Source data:
-- start --

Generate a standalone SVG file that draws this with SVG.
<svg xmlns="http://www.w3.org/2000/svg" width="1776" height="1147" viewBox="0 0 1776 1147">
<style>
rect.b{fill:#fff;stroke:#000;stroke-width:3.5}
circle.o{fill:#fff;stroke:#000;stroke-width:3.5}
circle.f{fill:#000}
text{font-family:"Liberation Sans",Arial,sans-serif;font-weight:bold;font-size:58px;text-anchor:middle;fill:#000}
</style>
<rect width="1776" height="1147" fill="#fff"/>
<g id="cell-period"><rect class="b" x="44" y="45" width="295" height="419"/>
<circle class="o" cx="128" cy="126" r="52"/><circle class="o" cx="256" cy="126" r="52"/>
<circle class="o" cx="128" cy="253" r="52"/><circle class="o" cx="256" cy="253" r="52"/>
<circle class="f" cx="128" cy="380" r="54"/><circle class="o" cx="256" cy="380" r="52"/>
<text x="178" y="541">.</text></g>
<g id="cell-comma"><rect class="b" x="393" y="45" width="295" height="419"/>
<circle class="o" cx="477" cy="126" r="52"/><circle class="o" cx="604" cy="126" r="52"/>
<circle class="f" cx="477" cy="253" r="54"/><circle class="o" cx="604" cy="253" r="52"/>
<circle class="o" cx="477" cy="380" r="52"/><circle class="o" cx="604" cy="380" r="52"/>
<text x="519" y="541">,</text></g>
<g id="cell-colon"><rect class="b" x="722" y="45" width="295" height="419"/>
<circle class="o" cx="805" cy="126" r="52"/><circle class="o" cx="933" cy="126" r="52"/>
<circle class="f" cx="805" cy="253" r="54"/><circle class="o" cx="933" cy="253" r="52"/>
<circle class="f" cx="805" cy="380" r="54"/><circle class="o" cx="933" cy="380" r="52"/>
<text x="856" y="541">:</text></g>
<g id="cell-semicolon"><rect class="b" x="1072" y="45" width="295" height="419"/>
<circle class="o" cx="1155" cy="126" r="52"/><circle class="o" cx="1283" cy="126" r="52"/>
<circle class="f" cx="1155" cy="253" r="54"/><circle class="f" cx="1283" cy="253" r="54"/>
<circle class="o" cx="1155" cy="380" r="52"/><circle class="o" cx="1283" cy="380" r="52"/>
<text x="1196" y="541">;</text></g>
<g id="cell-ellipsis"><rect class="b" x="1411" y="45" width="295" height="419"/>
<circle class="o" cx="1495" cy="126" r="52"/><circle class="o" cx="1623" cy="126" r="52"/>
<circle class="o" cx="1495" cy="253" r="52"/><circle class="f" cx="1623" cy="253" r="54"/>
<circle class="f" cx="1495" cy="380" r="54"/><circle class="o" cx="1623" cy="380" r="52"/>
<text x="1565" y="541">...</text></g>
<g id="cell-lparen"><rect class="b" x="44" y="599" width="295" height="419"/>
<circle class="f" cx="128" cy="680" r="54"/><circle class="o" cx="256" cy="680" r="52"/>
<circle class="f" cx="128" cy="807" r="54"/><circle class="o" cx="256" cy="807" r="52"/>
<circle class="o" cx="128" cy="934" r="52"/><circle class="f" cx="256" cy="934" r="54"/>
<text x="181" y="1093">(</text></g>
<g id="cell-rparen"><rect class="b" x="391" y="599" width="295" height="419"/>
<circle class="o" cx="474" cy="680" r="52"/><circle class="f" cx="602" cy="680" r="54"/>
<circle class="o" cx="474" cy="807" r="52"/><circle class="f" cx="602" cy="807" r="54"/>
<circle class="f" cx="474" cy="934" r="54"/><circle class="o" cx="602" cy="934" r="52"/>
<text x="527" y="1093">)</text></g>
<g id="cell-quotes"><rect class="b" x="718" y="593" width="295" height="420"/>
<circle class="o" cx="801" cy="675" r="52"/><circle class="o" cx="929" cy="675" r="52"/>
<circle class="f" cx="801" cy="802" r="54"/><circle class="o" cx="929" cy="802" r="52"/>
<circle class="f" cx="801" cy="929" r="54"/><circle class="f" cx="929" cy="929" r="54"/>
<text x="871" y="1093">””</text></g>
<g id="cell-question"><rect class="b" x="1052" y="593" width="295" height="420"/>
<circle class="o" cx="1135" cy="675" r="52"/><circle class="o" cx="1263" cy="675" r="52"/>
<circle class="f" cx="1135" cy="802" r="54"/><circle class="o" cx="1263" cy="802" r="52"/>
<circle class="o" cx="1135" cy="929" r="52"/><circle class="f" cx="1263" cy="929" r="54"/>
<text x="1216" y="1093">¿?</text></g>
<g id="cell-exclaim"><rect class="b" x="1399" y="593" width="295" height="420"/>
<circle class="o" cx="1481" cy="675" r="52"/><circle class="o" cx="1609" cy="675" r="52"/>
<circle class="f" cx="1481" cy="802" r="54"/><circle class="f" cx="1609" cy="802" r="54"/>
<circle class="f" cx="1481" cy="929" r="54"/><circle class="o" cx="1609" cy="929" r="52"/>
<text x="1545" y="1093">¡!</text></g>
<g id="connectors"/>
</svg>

-- end --
-- start --

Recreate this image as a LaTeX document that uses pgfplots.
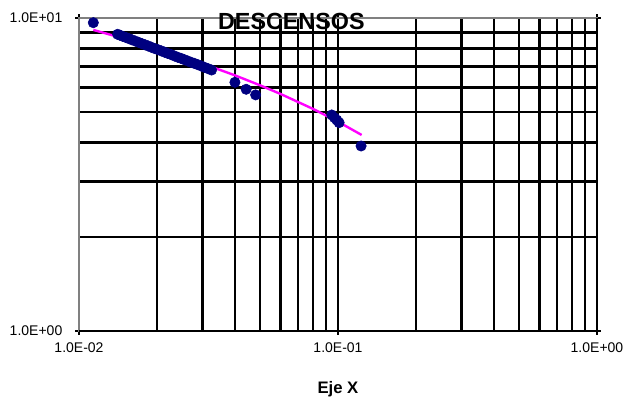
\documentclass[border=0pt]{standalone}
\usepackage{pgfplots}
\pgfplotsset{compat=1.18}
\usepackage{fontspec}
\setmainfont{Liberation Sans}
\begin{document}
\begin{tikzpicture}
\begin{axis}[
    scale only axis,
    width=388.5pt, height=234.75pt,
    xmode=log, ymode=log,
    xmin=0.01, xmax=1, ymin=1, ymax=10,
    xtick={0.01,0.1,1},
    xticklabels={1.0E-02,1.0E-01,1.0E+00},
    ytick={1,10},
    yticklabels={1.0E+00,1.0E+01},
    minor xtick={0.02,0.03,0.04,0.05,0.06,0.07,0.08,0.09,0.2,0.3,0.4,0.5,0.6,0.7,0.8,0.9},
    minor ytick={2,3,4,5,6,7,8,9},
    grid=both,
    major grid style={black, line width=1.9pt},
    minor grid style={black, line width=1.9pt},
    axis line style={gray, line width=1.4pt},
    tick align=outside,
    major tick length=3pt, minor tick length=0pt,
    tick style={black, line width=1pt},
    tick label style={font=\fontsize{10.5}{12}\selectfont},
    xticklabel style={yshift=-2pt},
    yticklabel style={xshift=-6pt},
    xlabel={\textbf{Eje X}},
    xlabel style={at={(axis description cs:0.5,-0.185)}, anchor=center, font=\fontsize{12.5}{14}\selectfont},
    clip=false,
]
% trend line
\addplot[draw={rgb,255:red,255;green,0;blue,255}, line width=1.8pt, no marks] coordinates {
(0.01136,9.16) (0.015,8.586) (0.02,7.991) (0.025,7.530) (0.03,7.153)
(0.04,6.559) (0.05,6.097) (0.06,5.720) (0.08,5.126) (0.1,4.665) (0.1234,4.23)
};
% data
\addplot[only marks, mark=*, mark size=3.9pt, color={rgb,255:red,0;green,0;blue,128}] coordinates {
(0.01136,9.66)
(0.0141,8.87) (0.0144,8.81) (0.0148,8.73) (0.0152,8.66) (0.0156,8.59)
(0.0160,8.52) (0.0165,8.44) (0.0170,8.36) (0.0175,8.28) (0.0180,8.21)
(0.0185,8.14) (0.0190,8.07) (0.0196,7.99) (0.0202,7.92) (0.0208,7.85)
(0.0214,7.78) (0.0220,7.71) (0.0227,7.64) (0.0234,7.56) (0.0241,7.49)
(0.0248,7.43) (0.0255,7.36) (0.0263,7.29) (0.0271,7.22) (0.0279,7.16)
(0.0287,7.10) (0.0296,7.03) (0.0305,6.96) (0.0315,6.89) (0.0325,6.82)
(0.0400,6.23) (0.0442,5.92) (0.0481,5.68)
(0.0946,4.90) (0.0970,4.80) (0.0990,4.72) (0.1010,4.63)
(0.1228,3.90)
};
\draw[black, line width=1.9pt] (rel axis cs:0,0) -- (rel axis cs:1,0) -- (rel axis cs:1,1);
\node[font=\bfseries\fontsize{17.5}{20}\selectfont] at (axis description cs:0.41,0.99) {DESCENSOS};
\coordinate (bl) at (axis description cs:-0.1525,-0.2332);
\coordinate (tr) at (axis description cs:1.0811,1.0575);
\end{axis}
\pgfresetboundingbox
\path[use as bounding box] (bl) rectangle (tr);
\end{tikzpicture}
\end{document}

-- end --

Work out how many lines above have the string "that" in them, and give only the number.

= The answer =
2